WHAT TO PRODUCE:
Please print exactly the lines below, from the start of the material up to and including the line with "W, H = 1034, 1555", but none of the pictures.

DATASET EXTRACT:
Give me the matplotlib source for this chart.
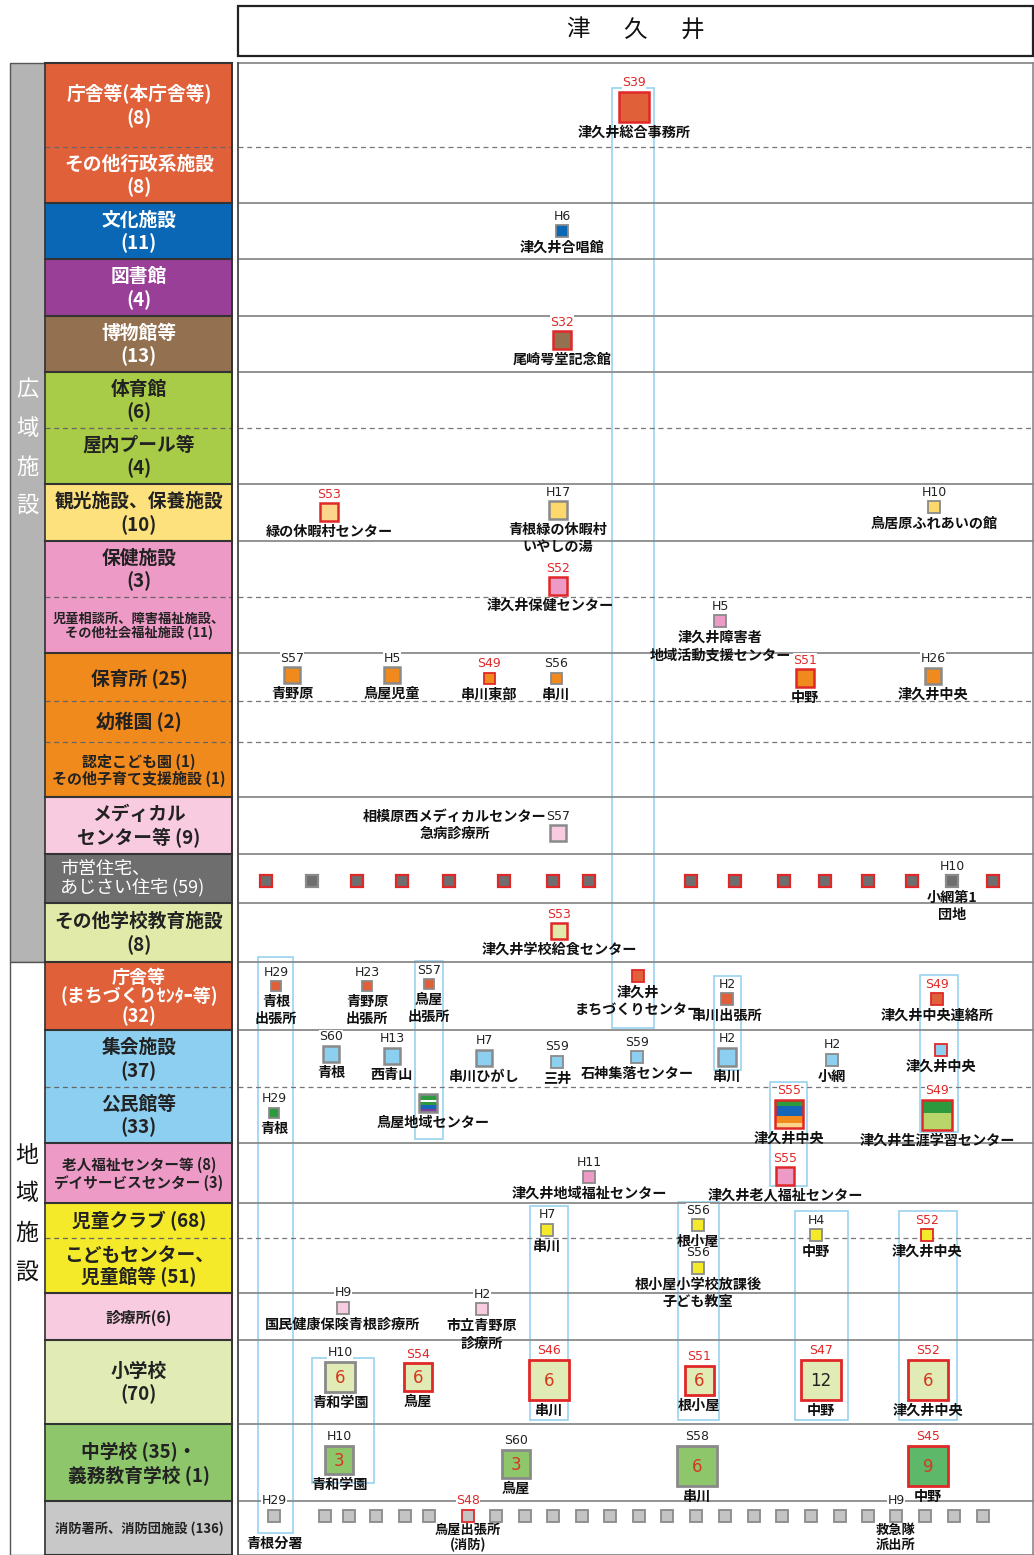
import matplotlib.pyplot as plt
from matplotlib.patches import Rectangle

plt.rcParams['font.family'] = ['Noto Sans CJK JP', 'DejaVu Sans']
ERA_FONT = ['Liberation Sans Narrow', 'DejaVu Sans']

W, H = 1034, 1555

# ---- category rows (label column) ----
row_labels = [
    '庁舎等(本庁舎等)\n(8)', 'その他行政系施設\n(8)', '文化施設\n(11)', '図書館\n(4)',
    '博物館等\n(13)', '体育館\n(6)', '屋内プール等\n(4)', '観光施設、保養施設\n(10)',
    '保健施設\n(3)', '児童相談所、障害福祉施設、\nその他社会福祉施設 (11)', '保育所 (25)',
    '幼稚園 (2)', '認定こども園 (1)\nその他子育て支援施設 (1)', 'メディカル\nセンター等 (9)',
    '市営住宅、\nあじさい住宅 (59)', 'その他学校教育施設\n(8)',
    '庁舎等\n(まちづくりｾﾝﾀｰ等)\n(32)', '集会施設\n(37)', '公民館等\n(33)',
    '老人福祉センター等 (8)\nデイサービスセンター (3)', '児童クラブ (68)',
    'こどもセンター、\n児童館等 (51)', '診療所(6)', '小学校\n(70)',
    '中学校 (35)・\n義務教育学校 (1)', '消防署所、消防団施設 (136)',
]
row_colors = [
    '#E0603A', '#E0603A', '#0A67B5', '#993F97', '#93704F', '#A8CC47', '#A8CC47',
    '#FDE17C', '#EE9AC7', '#EE9AC7', '#F08A1D', '#F08A1D', '#F08A1D', '#F8CBE0',
    '#6E6E6E', '#E1EAA8', '#E0603A', '#8DCFF0', '#8DCFF0', '#EE9AC7', '#F5EA2A',
    '#F5EA2A', '#F8CBE0', '#E0EBB5', '#8EC66C', '#C8C8C8',
]
row_text = ['white'] * 5 + ['#222'] * 9 + ['white', '#222', 'white'] + ['#222'] * 9
row_fsize = [13.5] * 9 + [9.5] + [13.5, 13.5, 10.8, 13.5, 13, 13.5, 13, 13.5, 13.5,
                                  10.5, 13.5, 13.5, 11, 13.5, 13.5, 9.5]
row_edges = [63, 147, 203, 259, 316, 372, 428, 484, 541, 597, 653, 701, 742, 797,
             854, 903, 962, 1030, 1087, 1143, 1203, 1238, 1293, 1340, 1424, 1501, 1555]
dashed_edges = [147, 428, 597, 701, 742, 1087, 1238]

# ---- facilities: (x, y, size, colour, built before S55, era, name) ----
colors = {
    'gov': '#E0603A', 'cult': '#0A67B5', 'mus': '#93704F', 'tour': '#FCD96A',
    'tour2': '#FAD58A', 'health': '#EE9AC7', 'nurs': '#F08A1D', 'med': '#F8CBE0',
    'house': '#6E6E6E', 'sch': '#E1EAA8', 'meet': '#8DCFF0', 'komin': '#2E9A3E',
    'elder': '#EE9AC7', 'kids': '#F5EA2A', 'clinic': '#F8CBE0', 'fire': '#C4C4C4',
    'elem': '#E0EBB5', 'jhs': '#8EC66C', 'jhs2': '#5DB86A',
}
wide_facilities = [
    (634, 107, 30, 'gov', True, 'S39', '津久井総合事務所'),
    (562, 231, 12, 'cult', False, 'H6', '津久井合唱館'),
    (562, 340, 18, 'mus', True, 'S32', '尾崎咢堂記念館'),
    (329, 512, 18, 'tour2', True, 'S53', '緑の休暇村センター'),
    (558, 510, 18, 'tour', False, 'H17', '青根緑の休暇村\nいやしの湯'),
    (934, 507, 12, 'tour', False, 'H10', '鳥居原ふれあいの館'),
    (558, 586, 18, 'health', True, 'S52', '津久井保健センター'),
    (720, 621, 12, 'health', False, 'H5', '津久井障害者\n地域活動支援センター'),
    (292, 675, 16, 'nurs', False, 'S57', '青野原'),
    (392, 675, 16, 'nurs', False, 'H5', '鳥屋児童'),
    (489, 678, 11, 'nurs', True, 'S49', '串川東部'),
    (556, 678, 11, 'nurs', False, 'S56', '串川'),
    (805, 678, 18, 'nurs', True, 'S51', '中野'),
    (933, 676, 16, 'nurs', False, 'H26', '津久井中央'),
    (558, 833, 16, 'med', False, 'S57', ''),
    (559, 931, 16, 'sch', True, 'S53', '津久井学校給食センター'),
]
local_facilities = [
    (276, 986, 10, 'gov', False, 'H29', '青根\n出張所'),
    (367, 986, 10, 'gov', False, 'H23', '青野原\n出張所'),
    (429, 984, 10, 'gov', False, 'S57', '鳥屋\n出張所'),
    (638, 976, 12, 'gov', True, '', '津久井\nまちづくりセンター'),
    (727, 999, 12, 'gov', False, 'H2', '串川出張所'),
    (937, 999, 12, 'gov', True, 'S49', '津久井中央連絡所'),
    (331, 1054, 16, 'meet', False, 'S60', '青根'),
    (392, 1056, 16, 'meet', False, 'H13', '西青山'),
    (484, 1058, 16, 'meet', False, 'H7', '串川ひがし'),
    (557, 1062, 12, 'meet', False, 'S59', '三井'),
    (637, 1057, 12, 'meet', False, 'S59', '石神集落センター'),
    (727, 1057, 18, 'meet', False, 'H2', '串川'),
    (832, 1060, 12, 'meet', False, 'H2', '小網'),
    (941, 1050, 12, 'meet', True, '', '津久井中央'),
    (274, 1113, 10, 'komin', False, 'H29', '青根'),
    (589, 1177, 12, 'elder', False, 'H11', '津久井地域福祉センター'),
    (785, 1176, 18, 'elder', True, 'S55', '津久井老人福祉センター'),
    (547, 1230, 12, 'kids', False, 'H7', '串川'),
    (698, 1225, 12, 'kids', False, 'S56', '根小屋'),
    (698, 1268, 12, 'kids', False, 'S56', '根小屋小学校放課後\n子ども教室'),
    (816, 1235, 12, 'kids', False, 'H4', '中野'),
    (927, 1235, 12, 'kids', True, 'S52', '津久井中央'),
    (343, 1308, 12, 'clinic', False, 'H9', '国民健康保険青根診療所'),
    (482, 1309, 12, 'clinic', False, 'H2', '市立青野原\n診療所'),
]
# multi-use buildings (stripe colours top -> bottom, share of height)
mixed_facilities = [
    (428, 1103, 18, False, '', '鳥屋地域センター',
     [('#2E9A3E', 0.35), ('white', 0.08), ('#2E9A3E', 0.2), ('#1565B8', 0.2), ('#7B3F98', 0.17)]),
    (789, 1114, 28, True, 'S55', '津久井中央',
     [('#2E9A3E', 0.2), ('#1565B8', 0.38), ('#F08A1D', 0.24), ('#FAD58A', 0.18)]),
    (937, 1115, 30, True, 'S49', '津久井生涯学習センター',
     [('#2E9A3E', 0.42), ('#B8D66A', 0.58)]),
]
# schools: (x, y, size, old, era, number of classes, name)
elem_schools = [
    (340, 1377, 30, False, 'H10', '6', '青和学園'),
    (418, 1377, 28, True, 'S54', '6', '鳥屋'),
    (549, 1380, 40, True, 'S46', '6', '串川'),
    (699, 1380, 29, True, 'S51', '6', '根小屋'),
    (821, 1380, 40, True, 'S47', '12', '中野'),
    (928, 1380, 40, True, 'S52', '6', '津久井中央'),
]
jhs_schools = [
    (339, 1460, 28, False, 'H10', '3', '青和学園'),
    (516, 1464, 28, False, 'S60', '3', '鳥屋'),
    (697, 1466, 40, False, 'S58', '6', '串川'),
    (928, 1466, 40, True, 'S45', '9', '中野'),
]
# municipal housing row and fire station row
housing_x = [266, 312, 357, 402, 449, 504, 553, 589, 691, 735, 784, 825, 868, 912, 952, 993]
housing_old = [True, False] + [True] * 12 + [False, True]
fire_x = [274, 325, 349, 376, 405, 429, 468, 496, 525, 553, 582, 610, 639, 667, 696,
          725, 754, 782, 811, 840, 868, 896, 925, 954, 983]
fire_named = {274: ('H29', False, '青根分署'), 468: ('S48', True, '鳥屋出張所\n(消防)'),
              896: ('H9', False, '救急隊\n派出所')}
# light blue frames joining facilities on the same site
link_boxes = [(612, 654, 88, 1028), (258, 293, 957, 1533), (415, 443, 961, 1139),
              (714, 741, 976, 1070), (920, 958, 975, 1132), (770, 807, 1082, 1186),
              (530, 568, 1206, 1420), (678, 719, 1202, 1420), (795, 848, 1211, 1420),
              (899, 957, 1211, 1420), (312, 374, 1358, 1483)]

RED = '#E02828'
GRAY_EDGE = '#8A8A8A'
NAME_FS = 10.2

fig = plt.figure(figsize=(W / 100, H / 100), dpi=100)
ax = fig.add_axes([0, 0, 1, 1])
ax.set_xlim(0, W)
ax.set_ylim(H, 0)
ax.axis('off')

# title box
ax.add_patch(Rectangle((238, 6), 795, 50, fill=False, ec='#222', lw=1.6))
for i, ch in enumerate('津久井'):
    ax.text(578 + 57 * i, 30, ch, ha='center', va='center', fontsize=17, color='#111')

# left band
ax.add_patch(Rectangle((10, 63), 35, 899, fc='#B4B4B4', ec='#555', lw=1))
ax.add_patch(Rectangle((10, 962), 35, 593, fc='white', ec='#555', lw=1))
for i, ch in enumerate('広域施設'):
    ax.text(27, 390 + i * 38.5, ch, ha='center', va='center', fontsize=16, color='white')
for i, ch in enumerate('地域施設'):
    ax.text(27, 1155 + i * 39, ch, ha='center', va='center', fontsize=16.5, color='#111')

# label cells
for i, lab in enumerate(row_labels):
    y0, y1 = row_edges[i], row_edges[i + 1]
    ax.add_patch(Rectangle((45, y0), 187, y1 - y0, fc=row_colors[i], ec='none'))
    nlines = lab.count('\n') + 1
    ls = 1.0 if nlines == 3 else (1.25 if y1 - y0 > 55 and row_fsize[i] > 12 else 1.08)
    if lab.startswith('市営'):
        ax.text(60, (y0 + y1) / 2, lab, ha='left', va='center', fontsize=row_fsize[i],
                color=row_text[i], linespacing=1.0)
    else:
        ax.text(139, (y0 + y1) / 2 + 1, lab, ha='center', va='center', fontsize=row_fsize[i],
                color=row_text[i], linespacing=ls, fontweight='bold')
for e in row_edges:
    if e in dashed_edges:
        ax.plot([45, 232], [e, e], color='#666', lw=0.9, ls=(0, (4, 3)))
        ax.plot([238, 1033], [e, e], color='#777', lw=0.9, ls=(0, (4, 3)))
    else:
        ax.plot([45, 232], [e, e], color='#333', lw=1.5)
        ax.plot([238, 1033], [e, e], color='#8A8A8A', lw=1.3)
ax.plot([45, 45], [63, 1555], color='#333', lw=1.2)
ax.plot([232, 232], [63, 1555], color='#333', lw=1.4)
ax.plot([238, 238], [63, 1555], color='#555', lw=1.4)
ax.plot([1033, 1033], [63, 1555], color='#888', lw=1.2)

for x0, x1, y0, y1 in link_boxes:
    ax.add_patch(Rectangle((x0, y0), x1 - x0, y1 - y0, fill=False, ec='#8FD0EE', lw=1.1))


def era_label(x, y, s, era, old):
    if era:
        ax.text(x, y - s / 2 - 9, era, ha='center', va='center', fontsize=9,
                family=ERA_FONT, color=RED if old else '#222',
                bbox=dict(fc='white', ec='none', pad=0.3))


def name_label(x, y, s, name, ls=1.3, fs=NAME_FS):
    if name:
        ax.text(x, y + s / 2 + 4, name, ha='center', va='top', fontsize=fs,
                color='#111', linespacing=ls, fontweight='bold')


def box(x, y, s, face, old, lw=None):
    ax.add_patch(Rectangle((x - s / 2, y - s / 2), s, s, fc=face,
                           ec=RED if old else GRAY_EDGE,
                           lw=lw if lw else (1.8 if s >= 16 else 1.3), zorder=3))


name_shift = {'津久井保健センター': -8}
for x, y, s, c, old, era, name in wide_facilities + local_facilities:
    box(x, y, s, colors[c], old)
    era_label(x, y, s, era, old)
    name_label(x + name_shift.get(name, 0), y, s, name)
ax.text(455, 825, '相模原西メディカルセンター\n急病診療所', ha='center', va='center',
        fontsize=NAME_FS, color='#111', linespacing=1.3, fontweight='bold')

for x, y, s, old, era, name, stripes in mixed_facilities:
    top = y - s / 2
    for col, frac in stripes:
        ax.add_patch(Rectangle((x - s / 2, top), s, s * frac, fc=col, ec='none', zorder=3))
        top += s * frac
    ax.add_patch(Rectangle((x - s / 2, y - s / 2), s, s, fill=False,
                           ec=RED if old else GRAY_EDGE, lw=1.8, zorder=4))
    era_label(x, y, s, era, old)
    name_label(x + (5 if s < 20 else 0), y, s, name)

for schools, key in [(elem_schools, 'elem'), (jhs_schools, 'jhs')]:
    for x, y, s, old, era, num, name in schools:
        face = colors['jhs2'] if (key == 'jhs' and old) else colors[key]
        box(x, y, s, face, old, lw=2.0)
        ax.text(x, y + 1, num, ha='center', va='center', fontsize=12, family='DejaVu Sans',
                color='#222' if num == '12' else '#D4381E', zorder=5)
        era_label(x, y, s, era, old)
        name_label(x, y, s, name)

for x, old in zip(housing_x, housing_old):
    box(x, 881, 12, colors['house'], old, lw=1.6)
era_label(952, 881, 12, 'H10', False)
name_label(952, 881, 12, '小網第1\n団地')

for x in fire_x:
    era, old, name = fire_named.get(x, ('', False, ''))
    box(x, 1516, 12, colors['fire'], old, lw=1.3)
    era_label(x, 1516, 12, era, old)
    if x == 274:
        ax.text(x, 1544, name, ha='center', va='center', fontsize=NAME_FS, color='#111',
                fontweight='bold')
    else:
        ax.text(x, 1523, name, ha='center', va='top', fontsize=9.5, color='#111',
                linespacing=1.05, fontweight='bold')

fig.savefig('out.png', dpi=100)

COMPLETED EXERCISE:
Give me the matplotlib source for this chart.
import matplotlib.pyplot as plt
from matplotlib.patches import Rectangle

plt.rcParams['font.family'] = ['Noto Sans CJK JP', 'DejaVu Sans']
ERA_FONT = ['Liberation Sans Narrow', 'DejaVu Sans']

W, H = 1034, 1555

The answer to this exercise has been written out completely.